Ele se mudou para o Brasil em 1948 para escapar das consequências da Segunda Guerra Mundial na Romênia, chegando em um navio francês ao Rio de Janeiro, onde passou os primeiros meses trabalhando no conserto de rádios e dormindo na areia da praia.
"Sempre gostei de eletrônica e construí um rádio de ondas curtas. Um dia, sintonizei [Winston] Churchill dizendo que uma cortina de ferro soviética cairia sobre o meu país. Achei melhor fugir dali", declarou o colecionador, que chegou a cursar engenharia em seu país natal, ao jornal carioca O Globo, em 2012.
Seu talento como cartunista e desenhista facilitou sua conexão com grupos de artistas cariocas, incluindo a escultora Lygia Clark, com quem namorou por seis anos. Durante o relacionamento, ele chegou a ajudar a mineira na confecção da obra "Bichos", uma de suas mais conhecidas.
A carreira de Boghici teve uma guinada quando ele ganhou uma competição de perguntas e respostas sobre a vida do pintor Vincent Van Gogh, na TV Tupi. Ele foi "descoberto" por um produtor da emissora em um bar da capital carioca e conta que estava "mal cuidado" após sofrer um acidente de moto, atribuindo a aparência exótica, semelhante a Kirk Douglas interpretando o holandês no cinema, pelo convite para o quiz.
Com o valor do prêmio, US$ 200 mil, ele comprou um apartamento em Copacabana, onde viveu pelo resto da vida, e tirou um período sabático para viajar.
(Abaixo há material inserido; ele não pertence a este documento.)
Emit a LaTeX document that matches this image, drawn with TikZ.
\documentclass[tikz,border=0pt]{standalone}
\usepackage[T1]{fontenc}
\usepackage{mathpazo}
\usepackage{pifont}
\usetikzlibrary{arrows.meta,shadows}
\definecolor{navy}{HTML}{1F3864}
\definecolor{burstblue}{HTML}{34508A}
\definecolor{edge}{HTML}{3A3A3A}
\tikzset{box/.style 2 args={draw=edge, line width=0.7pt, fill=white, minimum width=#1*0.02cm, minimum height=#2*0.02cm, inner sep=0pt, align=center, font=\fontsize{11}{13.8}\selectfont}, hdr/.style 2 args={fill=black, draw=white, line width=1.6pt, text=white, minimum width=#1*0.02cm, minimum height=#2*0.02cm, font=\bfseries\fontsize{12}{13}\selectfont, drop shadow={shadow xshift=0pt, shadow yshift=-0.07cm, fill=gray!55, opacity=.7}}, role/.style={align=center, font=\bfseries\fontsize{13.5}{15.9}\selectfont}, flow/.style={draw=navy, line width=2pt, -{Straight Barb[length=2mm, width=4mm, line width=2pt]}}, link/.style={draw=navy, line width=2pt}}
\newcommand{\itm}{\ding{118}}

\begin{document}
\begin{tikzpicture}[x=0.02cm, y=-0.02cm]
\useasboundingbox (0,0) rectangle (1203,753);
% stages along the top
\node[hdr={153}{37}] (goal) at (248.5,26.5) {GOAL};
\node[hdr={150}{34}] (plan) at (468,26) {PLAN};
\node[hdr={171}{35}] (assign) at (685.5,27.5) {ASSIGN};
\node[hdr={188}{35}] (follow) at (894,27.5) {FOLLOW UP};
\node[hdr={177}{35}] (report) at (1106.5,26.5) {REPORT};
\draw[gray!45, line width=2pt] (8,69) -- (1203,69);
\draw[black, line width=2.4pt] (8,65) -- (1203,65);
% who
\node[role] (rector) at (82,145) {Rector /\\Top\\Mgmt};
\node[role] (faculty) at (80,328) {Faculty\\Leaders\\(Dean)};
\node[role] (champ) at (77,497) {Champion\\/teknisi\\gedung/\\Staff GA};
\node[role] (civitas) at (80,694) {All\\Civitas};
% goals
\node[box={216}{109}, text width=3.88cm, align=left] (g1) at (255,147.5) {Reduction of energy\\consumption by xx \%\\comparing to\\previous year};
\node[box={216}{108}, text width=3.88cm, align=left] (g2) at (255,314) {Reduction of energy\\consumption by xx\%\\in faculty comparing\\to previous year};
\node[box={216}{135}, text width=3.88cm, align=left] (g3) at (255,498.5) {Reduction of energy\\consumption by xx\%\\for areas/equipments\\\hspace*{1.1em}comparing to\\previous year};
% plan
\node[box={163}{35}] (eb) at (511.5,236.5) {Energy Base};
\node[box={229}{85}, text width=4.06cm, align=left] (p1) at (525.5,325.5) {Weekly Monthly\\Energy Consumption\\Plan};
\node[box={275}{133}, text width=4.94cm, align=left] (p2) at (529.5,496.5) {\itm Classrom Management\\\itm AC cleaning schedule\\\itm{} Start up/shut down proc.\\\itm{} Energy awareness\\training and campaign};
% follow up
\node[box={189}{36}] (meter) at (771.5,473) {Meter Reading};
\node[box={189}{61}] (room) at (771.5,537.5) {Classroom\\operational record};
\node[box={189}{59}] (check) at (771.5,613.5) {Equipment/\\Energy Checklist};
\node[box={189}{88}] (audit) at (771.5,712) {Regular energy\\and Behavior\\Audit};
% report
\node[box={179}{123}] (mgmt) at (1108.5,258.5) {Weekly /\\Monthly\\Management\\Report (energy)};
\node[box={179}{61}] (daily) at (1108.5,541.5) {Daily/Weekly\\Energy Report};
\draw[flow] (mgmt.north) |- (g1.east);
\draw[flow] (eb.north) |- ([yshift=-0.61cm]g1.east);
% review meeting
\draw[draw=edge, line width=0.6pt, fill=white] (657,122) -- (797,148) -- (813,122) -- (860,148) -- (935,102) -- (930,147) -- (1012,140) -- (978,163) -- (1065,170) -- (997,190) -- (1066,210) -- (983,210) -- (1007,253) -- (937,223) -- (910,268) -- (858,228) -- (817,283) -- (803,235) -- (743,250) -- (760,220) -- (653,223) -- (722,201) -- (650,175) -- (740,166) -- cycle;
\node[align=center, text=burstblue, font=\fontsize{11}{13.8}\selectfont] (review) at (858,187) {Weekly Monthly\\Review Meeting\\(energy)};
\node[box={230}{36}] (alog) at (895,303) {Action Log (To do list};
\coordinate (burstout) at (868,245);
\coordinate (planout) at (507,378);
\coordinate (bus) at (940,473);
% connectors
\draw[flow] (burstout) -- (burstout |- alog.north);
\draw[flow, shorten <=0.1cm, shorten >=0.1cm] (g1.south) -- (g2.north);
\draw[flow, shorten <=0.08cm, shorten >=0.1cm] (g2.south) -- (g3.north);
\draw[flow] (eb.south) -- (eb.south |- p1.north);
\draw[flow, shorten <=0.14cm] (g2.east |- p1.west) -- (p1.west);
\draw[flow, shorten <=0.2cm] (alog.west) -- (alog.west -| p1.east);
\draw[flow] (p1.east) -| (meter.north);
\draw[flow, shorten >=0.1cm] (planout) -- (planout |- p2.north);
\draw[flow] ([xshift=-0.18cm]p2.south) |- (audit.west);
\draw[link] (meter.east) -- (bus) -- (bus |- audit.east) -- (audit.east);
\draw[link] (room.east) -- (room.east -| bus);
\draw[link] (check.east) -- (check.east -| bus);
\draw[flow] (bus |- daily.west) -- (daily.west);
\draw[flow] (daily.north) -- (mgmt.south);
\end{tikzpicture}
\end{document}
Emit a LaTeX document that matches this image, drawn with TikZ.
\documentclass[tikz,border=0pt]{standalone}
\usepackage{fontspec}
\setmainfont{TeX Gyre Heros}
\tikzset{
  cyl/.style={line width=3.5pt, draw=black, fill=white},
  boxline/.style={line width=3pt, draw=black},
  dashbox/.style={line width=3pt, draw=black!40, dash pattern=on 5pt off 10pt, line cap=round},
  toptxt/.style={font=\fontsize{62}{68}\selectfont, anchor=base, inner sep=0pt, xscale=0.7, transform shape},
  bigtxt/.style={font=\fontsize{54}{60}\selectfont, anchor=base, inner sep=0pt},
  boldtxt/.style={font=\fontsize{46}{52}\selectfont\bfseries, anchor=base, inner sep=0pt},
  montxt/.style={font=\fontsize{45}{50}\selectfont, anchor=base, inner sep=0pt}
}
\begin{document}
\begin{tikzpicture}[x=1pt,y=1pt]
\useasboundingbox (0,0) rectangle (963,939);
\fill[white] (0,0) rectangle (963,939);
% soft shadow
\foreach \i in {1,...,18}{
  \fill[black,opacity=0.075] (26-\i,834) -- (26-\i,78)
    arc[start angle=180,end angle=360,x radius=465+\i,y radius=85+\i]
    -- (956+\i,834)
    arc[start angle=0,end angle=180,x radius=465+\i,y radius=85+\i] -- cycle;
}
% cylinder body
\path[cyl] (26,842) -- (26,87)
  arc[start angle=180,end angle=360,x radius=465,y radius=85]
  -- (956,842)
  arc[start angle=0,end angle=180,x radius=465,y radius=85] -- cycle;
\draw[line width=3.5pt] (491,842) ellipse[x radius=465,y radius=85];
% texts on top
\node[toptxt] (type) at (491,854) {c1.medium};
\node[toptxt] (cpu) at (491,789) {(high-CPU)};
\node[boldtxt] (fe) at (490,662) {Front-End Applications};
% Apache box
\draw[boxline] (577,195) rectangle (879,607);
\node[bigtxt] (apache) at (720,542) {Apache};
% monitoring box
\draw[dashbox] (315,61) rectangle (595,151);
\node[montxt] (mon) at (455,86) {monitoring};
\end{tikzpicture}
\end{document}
Na volta, ele abriu sua própria galeria, a Relevo, ao lado de dois sócios.
Além de introduzir as obras de novatos brasileiros e estrangeiros em seu espaço, o colecionador mantinha uma relação próxima com artistas já consagrados, como Di Cavalcanti, que era vizinho de prédio do romeno.
Em 2012, seu apartamento no famoso bairro carioca foi palco de um incêndio que destruiu alguns dos quadros de seu acervo, incluindo o clássico "Samba", de Di. Mas, em uma entrevista à revista Veja na ocasião do incidente, ele destacou que a maior perda foram dois de seus 16 gatos, mortos em meio ao fogo, que começou após um curto-circuito no ar-condicionado do quarto de Sabine.